There is risk in the housing market regarding valuations. This is a significant and somewhat new risk that arose from the great recession. You now have to be careful on your house valuation. Above, I suggest keeping a minimum of 20% equity. Well, quite frankly, in some markets, this could be dangerous. And even though most will agree that the worst of home devaluations may be behind us, can we really depend on that? Really? I think we have entered a new era when it comes to many things economically, and this is one real important one. We are one major terrorist attack on our soil from having the potential of another meltdown financially. And if something like this ever did affect your home value, you could be left holding the default bag.
The overall amount of interest dollars you pay may rise. As with all house notes, the overall amount that you end of paying to interest over the life of the loan is extreme. Adding to your balance and starting the loan over may exaggerate that more. While you can argue the interest dollars reducing overall as we have pointed out above, if you simply stay the minimum mortgage payment course for the new loan, your actual dollars for that interest may rise. So you must do the math and see if the impact is acceptable to your particular financial standards and desires.

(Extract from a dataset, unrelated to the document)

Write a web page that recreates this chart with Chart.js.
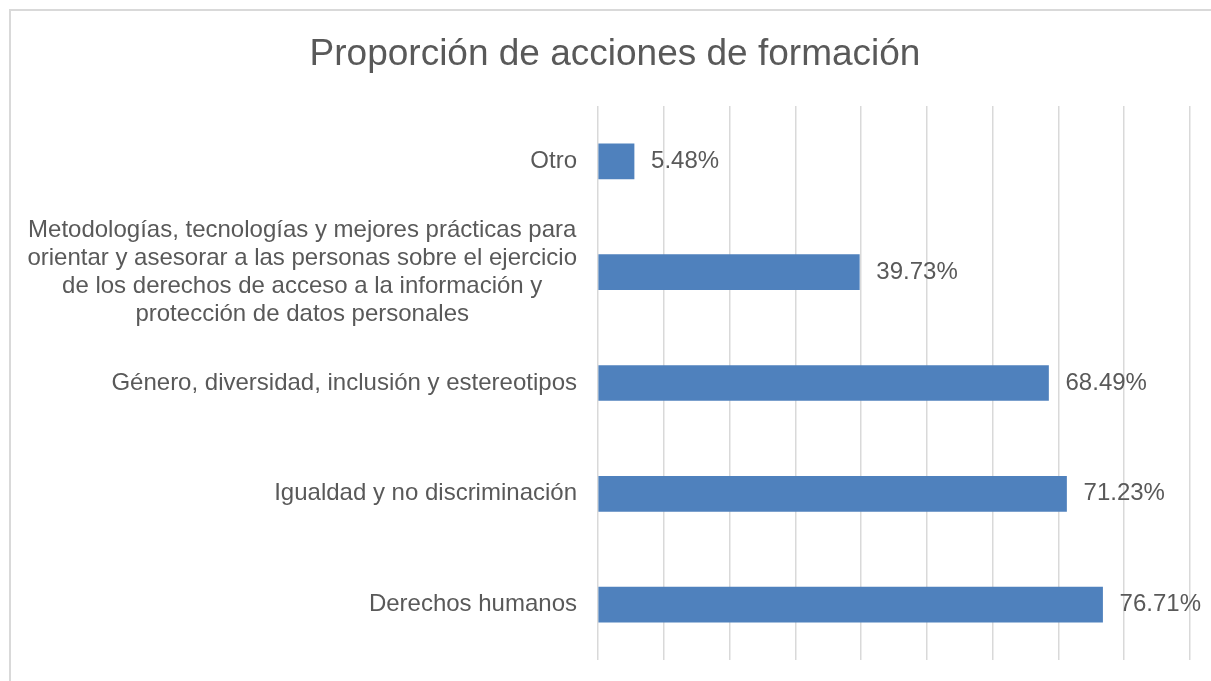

There could be impacts to your credit standing. This is a lesser concern, but do know the impacts that any considered movement in reshuffling your debt may have on your credit standing
We have discussed the advantages and disadvantages of rolling a revolving debt balance into a mortgage refinance. I will not make a recommendation here as that would not be prudent. Answering this really depends upon each individual situation. There are many considerations and much research that needs to be done before leaping off of the cliff.
The goal of this post was to give you some food for thought, organize your thoughts a bit, so you could make an informed decision on this subject where there are many 'expert' opinions. Good luck.